**SOURCE EXCERPT**
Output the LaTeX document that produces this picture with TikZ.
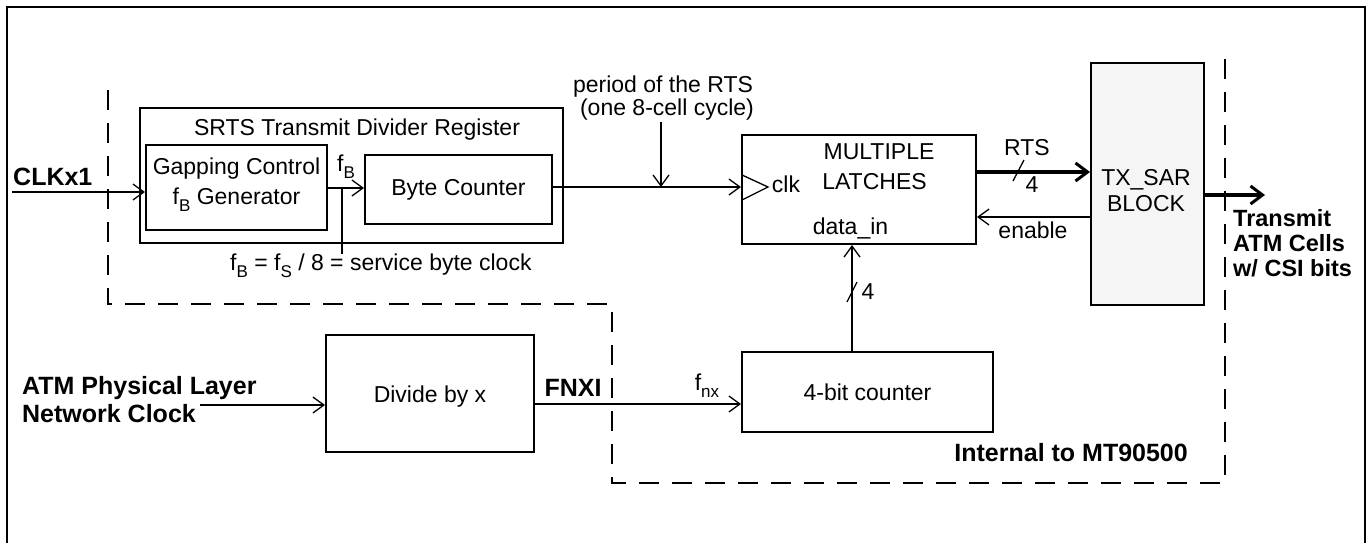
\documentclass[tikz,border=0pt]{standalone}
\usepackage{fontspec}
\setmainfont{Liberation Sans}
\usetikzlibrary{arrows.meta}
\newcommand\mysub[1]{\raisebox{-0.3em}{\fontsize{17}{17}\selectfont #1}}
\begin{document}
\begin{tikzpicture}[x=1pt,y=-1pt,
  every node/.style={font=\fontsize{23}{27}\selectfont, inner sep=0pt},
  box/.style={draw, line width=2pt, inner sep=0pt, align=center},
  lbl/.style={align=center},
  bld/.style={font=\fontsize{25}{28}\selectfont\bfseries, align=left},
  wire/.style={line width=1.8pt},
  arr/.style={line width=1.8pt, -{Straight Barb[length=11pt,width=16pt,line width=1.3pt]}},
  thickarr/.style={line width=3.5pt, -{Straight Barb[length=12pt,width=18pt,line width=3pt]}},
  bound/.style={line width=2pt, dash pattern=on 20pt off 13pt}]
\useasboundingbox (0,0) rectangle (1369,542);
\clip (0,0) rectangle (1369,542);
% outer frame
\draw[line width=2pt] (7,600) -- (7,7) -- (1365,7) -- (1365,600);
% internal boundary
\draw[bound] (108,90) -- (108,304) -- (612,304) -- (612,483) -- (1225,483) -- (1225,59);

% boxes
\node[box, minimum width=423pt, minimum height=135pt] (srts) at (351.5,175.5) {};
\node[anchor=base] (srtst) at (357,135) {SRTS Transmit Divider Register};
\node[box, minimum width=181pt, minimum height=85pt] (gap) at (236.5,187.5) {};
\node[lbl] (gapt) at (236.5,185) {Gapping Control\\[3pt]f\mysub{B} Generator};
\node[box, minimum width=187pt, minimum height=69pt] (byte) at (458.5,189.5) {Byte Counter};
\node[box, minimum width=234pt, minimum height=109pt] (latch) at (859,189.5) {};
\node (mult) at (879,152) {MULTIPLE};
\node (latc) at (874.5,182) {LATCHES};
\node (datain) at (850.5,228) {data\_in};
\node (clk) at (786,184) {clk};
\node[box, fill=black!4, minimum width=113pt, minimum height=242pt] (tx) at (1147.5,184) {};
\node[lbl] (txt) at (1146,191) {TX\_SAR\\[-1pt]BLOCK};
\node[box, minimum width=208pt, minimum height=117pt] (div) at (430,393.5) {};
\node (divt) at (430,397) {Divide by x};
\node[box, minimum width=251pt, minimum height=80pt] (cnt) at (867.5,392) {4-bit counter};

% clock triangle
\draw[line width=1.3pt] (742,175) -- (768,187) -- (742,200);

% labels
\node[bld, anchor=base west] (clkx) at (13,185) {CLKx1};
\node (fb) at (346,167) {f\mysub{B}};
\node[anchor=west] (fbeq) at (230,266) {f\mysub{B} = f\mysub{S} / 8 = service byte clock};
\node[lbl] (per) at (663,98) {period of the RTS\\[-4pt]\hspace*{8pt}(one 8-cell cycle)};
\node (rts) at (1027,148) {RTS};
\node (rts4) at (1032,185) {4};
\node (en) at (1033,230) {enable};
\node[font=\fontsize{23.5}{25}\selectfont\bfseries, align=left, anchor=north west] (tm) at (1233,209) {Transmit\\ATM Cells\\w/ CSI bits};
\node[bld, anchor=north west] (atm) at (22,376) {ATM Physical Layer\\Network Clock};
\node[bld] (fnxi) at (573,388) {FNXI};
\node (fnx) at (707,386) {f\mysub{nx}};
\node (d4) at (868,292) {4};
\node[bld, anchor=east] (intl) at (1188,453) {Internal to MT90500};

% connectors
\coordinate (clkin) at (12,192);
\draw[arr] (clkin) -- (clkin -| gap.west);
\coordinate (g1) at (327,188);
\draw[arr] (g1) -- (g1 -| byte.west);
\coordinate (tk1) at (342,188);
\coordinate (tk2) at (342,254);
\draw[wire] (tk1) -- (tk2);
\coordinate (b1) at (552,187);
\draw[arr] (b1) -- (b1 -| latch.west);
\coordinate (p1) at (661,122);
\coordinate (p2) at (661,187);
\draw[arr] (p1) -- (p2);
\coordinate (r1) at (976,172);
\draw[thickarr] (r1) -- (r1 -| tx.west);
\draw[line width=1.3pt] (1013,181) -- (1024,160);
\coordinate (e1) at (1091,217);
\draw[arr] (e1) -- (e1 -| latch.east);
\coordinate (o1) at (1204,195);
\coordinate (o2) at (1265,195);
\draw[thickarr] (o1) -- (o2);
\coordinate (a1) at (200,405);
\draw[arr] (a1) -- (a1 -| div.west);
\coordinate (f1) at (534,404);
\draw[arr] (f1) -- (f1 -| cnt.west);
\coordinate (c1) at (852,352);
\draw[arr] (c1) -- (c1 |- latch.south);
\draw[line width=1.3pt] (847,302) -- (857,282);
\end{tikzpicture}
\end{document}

**WHAT TO PRODUCE**
Return the listing above word for word, with the pictures removed.

**FULL SOLUTION**
Output the LaTeX document that produces this picture with TikZ.
\documentclass[tikz,border=0pt]{standalone}
\usepackage{fontspec}
\setmainfont{Liberation Sans}
\usetikzlibrary{arrows.meta}
\newcommand\mysub[1]{\raisebox{-0.3em}{\fontsize{17}{17}\selectfont #1}}
\begin{document}
\begin{tikzpicture}[x=1pt,y=-1pt,
  every node/.style={font=\fontsize{23}{27}\selectfont, inner sep=0pt},
  box/.style={draw, line width=2pt, inner sep=0pt, align=center},
  lbl/.style={align=center},
  bld/.style={font=\fontsize{25}{28}\selectfont\bfseries, align=left},
  wire/.style={line width=1.8pt},
  arr/.style={line width=1.8pt, -{Straight Barb[length=11pt,width=16pt,line width=1.3pt]}},
  thickarr/.style={line width=3.5pt, -{Straight Barb[length=12pt,width=18pt,line width=3pt]}},
  bound/.style={line width=2pt, dash pattern=on 20pt off 13pt}]
\useasboundingbox (0,0) rectangle (1369,542);
\clip (0,0) rectangle (1369,542);
% outer frame
\draw[line width=2pt] (7,600) -- (7,7) -- (1365,7) -- (1365,600);
% internal boundary
\draw[bound] (108,90) -- (108,304) -- (612,304) -- (612,483) -- (1225,483) -- (1225,59);

% boxes
\node[box, minimum width=423pt, minimum height=135pt] (srts) at (351.5,175.5) {};
\node[anchor=base] (srtst) at (357,135) {SRTS Transmit Divider Register};
\node[box, minimum width=181pt, minimum height=85pt] (gap) at (236.5,187.5) {};
\node[lbl] (gapt) at (236.5,185) {Gapping Control\\[3pt]f\mysub{B} Generator};
\node[box, minimum width=187pt, minimum height=69pt] (byte) at (458.5,189.5) {Byte Counter};
\node[box, minimum width=234pt, minimum height=109pt] (latch) at (859,189.5) {};
\node (mult) at (879,152) {MULTIPLE};
\node (latc) at (874.5,182) {LATCHES};
\node (datain) at (850.5,228) {data\_in};
\node (clk) at (786,184) {clk};
\node[box, fill=black!4, minimum width=113pt, minimum height=242pt] (tx) at (1147.5,184) {};
\node[lbl] (txt) at (1146,191) {TX\_SAR\\[-1pt]BLOCK};
\node[box, minimum width=208pt, minimum height=117pt] (div) at (430,393.5) {};
\node (divt) at (430,397) {Divide by x};
\node[box, minimum width=251pt, minimum height=80pt] (cnt) at (867.5,392) {4-bit counter};

% clock triangle
\draw[line width=1.3pt] (742,175) -- (768,187) -- (742,200);

% labels
\node[bld, anchor=base west] (clkx) at (13,185) {CLKx1};
\node (fb) at (346,167) {f\mysub{B}};
\node[anchor=west] (fbeq) at (230,266) {f\mysub{B} = f\mysub{S} / 8 = service byte clock};
\node[lbl] (per) at (663,98) {period of the RTS\\[-4pt]\hspace*{8pt}(one 8-cell cycle)};
\node (rts) at (1027,148) {RTS};
\node (rts4) at (1032,185) {4};
\node (en) at (1033,230) {enable};
\node[font=\fontsize{23.5}{25}\selectfont\bfseries, align=left, anchor=north west] (tm) at (1233,209) {Transmit\\ATM Cells\\w/ CSI bits};
\node[bld, anchor=north west] (atm) at (22,376) {ATM Physical Layer\\Network Clock};
\node[bld] (fnxi) at (573,388) {FNXI};
\node (fnx) at (707,386) {f\mysub{nx}};
\node (d4) at (868,292) {4};
\node[bld, anchor=east] (intl) at (1188,453) {Internal to MT90500};

% connectors
\coordinate (clkin) at (12,192);
\draw[arr] (clkin) -- (clkin -| gap.west);
\coordinate (g1) at (327,188);
\draw[arr] (g1) -- (g1 -| byte.west);
\coordinate (tk1) at (342,188);
\coordinate (tk2) at (342,254);
\draw[wire] (tk1) -- (tk2);
\coordinate (b1) at (552,187);
\draw[arr] (b1) -- (b1 -| latch.west);
\coordinate (p1) at (661,122);
\coordinate (p2) at (661,187);
\draw[arr] (p1) -- (p2);
\coordinate (r1) at (976,172);
\draw[thickarr] (r1) -- (r1 -| tx.west);
\draw[line width=1.3pt] (1013,181) -- (1024,160);
\coordinate (e1) at (1091,217);
\draw[arr] (e1) -- (e1 -| latch.east);
\coordinate (o1) at (1204,195);
\coordinate (o2) at (1265,195);
\draw[thickarr] (o1) -- (o2);
\coordinate (a1) at (200,405);
\draw[arr] (a1) -- (a1 -| div.west);
\coordinate (f1) at (534,404);
\draw[arr] (f1) -- (f1 -| cnt.west);
\coordinate (c1) at (852,352);
\draw[arr] (c1) -- (c1 |- latch.south);
\draw[line width=1.3pt] (847,302) -- (857,282);
\end{tikzpicture}
\end{document}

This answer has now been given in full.